━━━━━ Supplied material ━━━━━
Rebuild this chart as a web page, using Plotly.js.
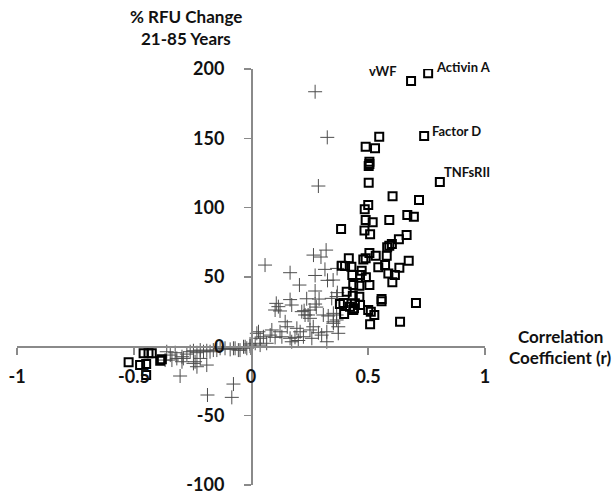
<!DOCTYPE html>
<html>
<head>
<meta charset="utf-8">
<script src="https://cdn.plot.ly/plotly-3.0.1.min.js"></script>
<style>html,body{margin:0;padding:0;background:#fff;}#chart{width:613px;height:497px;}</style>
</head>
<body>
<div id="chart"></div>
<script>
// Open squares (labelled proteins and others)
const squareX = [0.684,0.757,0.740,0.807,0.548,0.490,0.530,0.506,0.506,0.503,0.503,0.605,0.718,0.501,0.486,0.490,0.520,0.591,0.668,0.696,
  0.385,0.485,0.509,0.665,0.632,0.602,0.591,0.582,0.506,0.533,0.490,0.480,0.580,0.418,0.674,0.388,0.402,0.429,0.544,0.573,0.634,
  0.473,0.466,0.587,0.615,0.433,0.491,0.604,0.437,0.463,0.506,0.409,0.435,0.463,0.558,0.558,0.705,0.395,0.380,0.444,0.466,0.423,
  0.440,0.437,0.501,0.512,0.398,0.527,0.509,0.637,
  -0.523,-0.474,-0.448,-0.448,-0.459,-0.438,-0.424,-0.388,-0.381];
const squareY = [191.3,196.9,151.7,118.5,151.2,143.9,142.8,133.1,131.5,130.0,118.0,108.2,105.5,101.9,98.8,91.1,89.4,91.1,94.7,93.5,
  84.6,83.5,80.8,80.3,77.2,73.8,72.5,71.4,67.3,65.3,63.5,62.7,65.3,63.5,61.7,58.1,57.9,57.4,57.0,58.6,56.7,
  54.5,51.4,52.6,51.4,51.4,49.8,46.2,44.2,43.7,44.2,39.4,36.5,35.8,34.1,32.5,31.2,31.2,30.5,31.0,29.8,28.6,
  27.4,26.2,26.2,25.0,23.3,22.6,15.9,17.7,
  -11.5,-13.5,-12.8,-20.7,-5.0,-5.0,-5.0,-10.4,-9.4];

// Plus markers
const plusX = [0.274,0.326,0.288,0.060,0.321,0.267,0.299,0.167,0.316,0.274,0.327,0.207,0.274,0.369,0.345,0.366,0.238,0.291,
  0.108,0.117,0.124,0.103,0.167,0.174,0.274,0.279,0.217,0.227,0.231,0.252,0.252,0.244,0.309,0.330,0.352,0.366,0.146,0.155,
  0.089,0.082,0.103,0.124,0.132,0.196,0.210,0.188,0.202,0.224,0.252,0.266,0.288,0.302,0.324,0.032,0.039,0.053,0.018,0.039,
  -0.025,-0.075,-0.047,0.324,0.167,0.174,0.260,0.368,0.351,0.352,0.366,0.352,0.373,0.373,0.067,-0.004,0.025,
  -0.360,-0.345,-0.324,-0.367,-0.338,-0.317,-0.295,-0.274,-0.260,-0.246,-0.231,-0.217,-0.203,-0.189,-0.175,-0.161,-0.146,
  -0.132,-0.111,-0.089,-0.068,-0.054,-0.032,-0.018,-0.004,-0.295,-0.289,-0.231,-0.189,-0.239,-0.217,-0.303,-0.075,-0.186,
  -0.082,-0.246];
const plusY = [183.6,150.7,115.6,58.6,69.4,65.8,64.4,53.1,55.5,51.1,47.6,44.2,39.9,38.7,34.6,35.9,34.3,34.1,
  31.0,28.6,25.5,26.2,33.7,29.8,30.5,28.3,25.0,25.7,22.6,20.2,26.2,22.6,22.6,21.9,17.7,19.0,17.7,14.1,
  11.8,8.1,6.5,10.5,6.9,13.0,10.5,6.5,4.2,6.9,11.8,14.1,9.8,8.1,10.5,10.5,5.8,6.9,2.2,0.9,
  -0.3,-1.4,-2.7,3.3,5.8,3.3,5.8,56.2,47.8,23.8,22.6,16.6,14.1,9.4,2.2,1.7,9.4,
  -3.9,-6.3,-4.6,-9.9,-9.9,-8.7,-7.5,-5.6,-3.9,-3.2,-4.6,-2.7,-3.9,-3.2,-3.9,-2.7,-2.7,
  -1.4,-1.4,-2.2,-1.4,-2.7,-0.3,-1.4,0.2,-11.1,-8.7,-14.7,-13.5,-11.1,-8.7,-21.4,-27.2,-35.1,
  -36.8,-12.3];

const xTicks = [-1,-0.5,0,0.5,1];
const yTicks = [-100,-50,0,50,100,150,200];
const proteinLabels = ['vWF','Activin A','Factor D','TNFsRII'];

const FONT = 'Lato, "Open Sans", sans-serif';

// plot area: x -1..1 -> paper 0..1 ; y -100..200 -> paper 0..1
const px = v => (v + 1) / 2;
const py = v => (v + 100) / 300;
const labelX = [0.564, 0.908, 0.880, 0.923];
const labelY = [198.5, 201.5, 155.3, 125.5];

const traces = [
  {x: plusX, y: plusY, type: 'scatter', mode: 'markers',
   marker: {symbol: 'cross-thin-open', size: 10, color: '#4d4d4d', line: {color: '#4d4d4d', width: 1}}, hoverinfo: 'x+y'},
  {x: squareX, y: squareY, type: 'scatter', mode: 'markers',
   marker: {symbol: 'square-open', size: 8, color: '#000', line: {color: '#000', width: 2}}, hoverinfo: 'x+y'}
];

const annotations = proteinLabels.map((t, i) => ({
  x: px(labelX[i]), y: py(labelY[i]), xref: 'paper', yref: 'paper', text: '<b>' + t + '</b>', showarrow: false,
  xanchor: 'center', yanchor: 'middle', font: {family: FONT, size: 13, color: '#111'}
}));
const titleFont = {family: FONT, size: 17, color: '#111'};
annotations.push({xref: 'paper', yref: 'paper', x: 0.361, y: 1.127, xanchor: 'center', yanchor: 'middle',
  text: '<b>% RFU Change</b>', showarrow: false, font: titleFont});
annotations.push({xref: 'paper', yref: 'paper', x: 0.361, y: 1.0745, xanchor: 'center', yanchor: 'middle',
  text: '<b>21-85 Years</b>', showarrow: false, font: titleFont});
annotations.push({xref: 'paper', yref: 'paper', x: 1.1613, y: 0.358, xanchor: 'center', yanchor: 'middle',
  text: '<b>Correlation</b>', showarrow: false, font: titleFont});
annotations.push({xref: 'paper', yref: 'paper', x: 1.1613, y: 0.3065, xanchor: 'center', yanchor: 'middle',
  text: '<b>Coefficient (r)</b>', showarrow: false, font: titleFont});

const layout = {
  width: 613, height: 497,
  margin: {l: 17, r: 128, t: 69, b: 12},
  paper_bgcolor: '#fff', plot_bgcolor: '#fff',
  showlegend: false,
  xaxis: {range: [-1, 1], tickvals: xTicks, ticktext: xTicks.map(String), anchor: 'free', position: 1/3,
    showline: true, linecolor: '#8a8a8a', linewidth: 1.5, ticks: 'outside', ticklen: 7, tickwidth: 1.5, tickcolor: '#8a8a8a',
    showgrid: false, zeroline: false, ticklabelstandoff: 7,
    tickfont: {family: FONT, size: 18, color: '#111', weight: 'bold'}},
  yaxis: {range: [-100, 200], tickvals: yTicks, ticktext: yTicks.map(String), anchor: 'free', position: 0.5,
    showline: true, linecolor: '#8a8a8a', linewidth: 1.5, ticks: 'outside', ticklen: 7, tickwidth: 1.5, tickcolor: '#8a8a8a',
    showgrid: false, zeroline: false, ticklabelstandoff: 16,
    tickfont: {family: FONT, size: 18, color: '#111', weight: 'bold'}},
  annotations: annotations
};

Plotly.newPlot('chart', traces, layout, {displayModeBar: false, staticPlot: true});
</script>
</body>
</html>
━━━━━
Replicate the material above verbatim; images stay out of the copy.

Rebuild this chart as a web page, using Plotly.js.
<!DOCTYPE html>
<html>
<head>
<meta charset="utf-8">
<script src="https://cdn.plot.ly/plotly-3.0.1.min.js"></script>
<style>html,body{margin:0;padding:0;background:#fff;}#chart{width:613px;height:497px;}</style>
</head>
<body>
<div id="chart"></div>
<script>
// Open squares (labelled proteins and others)
const squareX = [0.684,0.757,0.740,0.807,0.548,0.490,0.530,0.506,0.506,0.503,0.503,0.605,0.718,0.501,0.486,0.490,0.520,0.591,0.668,0.696,
  0.385,0.485,0.509,0.665,0.632,0.602,0.591,0.582,0.506,0.533,0.490,0.480,0.580,0.418,0.674,0.388,0.402,0.429,0.544,0.573,0.634,
  0.473,0.466,0.587,0.615,0.433,0.491,0.604,0.437,0.463,0.506,0.409,0.435,0.463,0.558,0.558,0.705,0.395,0.380,0.444,0.466,0.423,
  0.440,0.437,0.501,0.512,0.398,0.527,0.509,0.637,
  -0.523,-0.474,-0.448,-0.448,-0.459,-0.438,-0.424,-0.388,-0.381];
const squareY = [191.3,196.9,151.7,118.5,151.2,143.9,142.8,133.1,131.5,130.0,118.0,108.2,105.5,101.9,98.8,91.1,89.4,91.1,94.7,93.5,
  84.6,83.5,80.8,80.3,77.2,73.8,72.5,71.4,67.3,65.3,63.5,62.7,65.3,63.5,61.7,58.1,57.9,57.4,57.0,58.6,56.7,
  54.5,51.4,52.6,51.4,51.4,49.8,46.2,44.2,43.7,44.2,39.4,36.5,35.8,34.1,32.5,31.2,31.2,30.5,31.0,29.8,28.6,
  27.4,26.2,26.2,25.0,23.3,22.6,15.9,17.7,
  -11.5,-13.5,-12.8,-20.7,-5.0,-5.0,-5.0,-10.4,-9.4];

// Plus markers
const plusX = [0.274,0.326,0.288,0.060,0.321,0.267,0.299,0.167,0.316,0.274,0.327,0.207,0.274,0.369,0.345,0.366,0.238,0.291,
  0.108,0.117,0.124,0.103,0.167,0.174,0.274,0.279,0.217,0.227,0.231,0.252,0.252,0.244,0.309,0.330,0.352,0.366,0.146,0.155,
  0.089,0.082,0.103,0.124,0.132,0.196,0.210,0.188,0.202,0.224,0.252,0.266,0.288,0.302,0.324,0.032,0.039,0.053,0.018,0.039,
  -0.025,-0.075,-0.047,0.324,0.167,0.174,0.260,0.368,0.351,0.352,0.366,0.352,0.373,0.373,0.067,-0.004,0.025,
  -0.360,-0.345,-0.324,-0.367,-0.338,-0.317,-0.295,-0.274,-0.260,-0.246,-0.231,-0.217,-0.203,-0.189,-0.175,-0.161,-0.146,
  -0.132,-0.111,-0.089,-0.068,-0.054,-0.032,-0.018,-0.004,-0.295,-0.289,-0.231,-0.189,-0.239,-0.217,-0.303,-0.075,-0.186,
  -0.082,-0.246];
const plusY = [183.6,150.7,115.6,58.6,69.4,65.8,64.4,53.1,55.5,51.1,47.6,44.2,39.9,38.7,34.6,35.9,34.3,34.1,
  31.0,28.6,25.5,26.2,33.7,29.8,30.5,28.3,25.0,25.7,22.6,20.2,26.2,22.6,22.6,21.9,17.7,19.0,17.7,14.1,
  11.8,8.1,6.5,10.5,6.9,13.0,10.5,6.5,4.2,6.9,11.8,14.1,9.8,8.1,10.5,10.5,5.8,6.9,2.2,0.9,
  -0.3,-1.4,-2.7,3.3,5.8,3.3,5.8,56.2,47.8,23.8,22.6,16.6,14.1,9.4,2.2,1.7,9.4,
  -3.9,-6.3,-4.6,-9.9,-9.9,-8.7,-7.5,-5.6,-3.9,-3.2,-4.6,-2.7,-3.9,-3.2,-3.9,-2.7,-2.7,
  -1.4,-1.4,-2.2,-1.4,-2.7,-0.3,-1.4,0.2,-11.1,-8.7,-14.7,-13.5,-11.1,-8.7,-21.4,-27.2,-35.1,
  -36.8,-12.3];

const xTicks = [-1,-0.5,0,0.5,1];
const yTicks = [-100,-50,0,50,100,150,200];
const proteinLabels = ['vWF','Activin A','Factor D','TNFsRII'];

const FONT = 'Lato, "Open Sans", sans-serif';

// plot area: x -1..1 -> paper 0..1 ; y -100..200 -> paper 0..1
const px = v => (v + 1) / 2;
const py = v => (v + 100) / 300;
const labelX = [0.564, 0.908, 0.880, 0.923];
const labelY = [198.5, 201.5, 155.3, 125.5];

const traces = [
  {x: plusX, y: plusY, type: 'scatter', mode: 'markers',
   marker: {symbol: 'cross-thin-open', size: 10, color: '#4d4d4d', line: {color: '#4d4d4d', width: 1}}, hoverinfo: 'x+y'},
  {x: squareX, y: squareY, type: 'scatter', mode: 'markers',
   marker: {symbol: 'square-open', size: 8, color: '#000', line: {color: '#000', width: 2}}, hoverinfo: 'x+y'}
];

const annotations = proteinLabels.map((t, i) => ({
  x: px(labelX[i]), y: py(labelY[i]), xref: 'paper', yref: 'paper', text: '<b>' + t + '</b>', showarrow: false,
  xanchor: 'center', yanchor: 'middle', font: {family: FONT, size: 13, color: '#111'}
}));
const titleFont = {family: FONT, size: 17, color: '#111'};
annotations.push({xref: 'paper', yref: 'paper', x: 0.361, y: 1.127, xanchor: 'center', yanchor: 'middle',
  text: '<b>% RFU Change</b>', showarrow: false, font: titleFont});
annotations.push({xref: 'paper', yref: 'paper', x: 0.361, y: 1.0745, xanchor: 'center', yanchor: 'middle',
  text: '<b>21-85 Years</b>', showarrow: false, font: titleFont});
annotations.push({xref: 'paper', yref: 'paper', x: 1.1613, y: 0.358, xanchor: 'center', yanchor: 'middle',
  text: '<b>Correlation</b>', showarrow: false, font: titleFont});
annotations.push({xref: 'paper', yref: 'paper', x: 1.1613, y: 0.3065, xanchor: 'center', yanchor: 'middle',
  text: '<b>Coefficient (r)</b>', showarrow: false, font: titleFont});

const layout = {
  width: 613, height: 497,
  margin: {l: 17, r: 128, t: 69, b: 12},
  paper_bgcolor: '#fff', plot_bgcolor: '#fff',
  showlegend: false,
  xaxis: {range: [-1, 1], tickvals: xTicks, ticktext: xTicks.map(String), anchor: 'free', position: 1/3,
    showline: true, linecolor: '#8a8a8a', linewidth: 1.5, ticks: 'outside', ticklen: 7, tickwidth: 1.5, tickcolor: '#8a8a8a',
    showgrid: false, zeroline: false, ticklabelstandoff: 7,
    tickfont: {family: FONT, size: 18, color: '#111', weight: 'bold'}},
  yaxis: {range: [-100, 200], tickvals: yTicks, ticktext: yTicks.map(String), anchor: 'free', position: 0.5,
    showline: true, linecolor: '#8a8a8a', linewidth: 1.5, ticks: 'outside', ticklen: 7, tickwidth: 1.5, tickcolor: '#8a8a8a',
    showgrid: false, zeroline: false, ticklabelstandoff: 16,
    tickfont: {family: FONT, size: 18, color: '#111', weight: 'bold'}},
  annotations: annotations
};

Plotly.newPlot('chart', traces, layout, {displayModeBar: false, staticPlot: true});
</script>
</body>
</html>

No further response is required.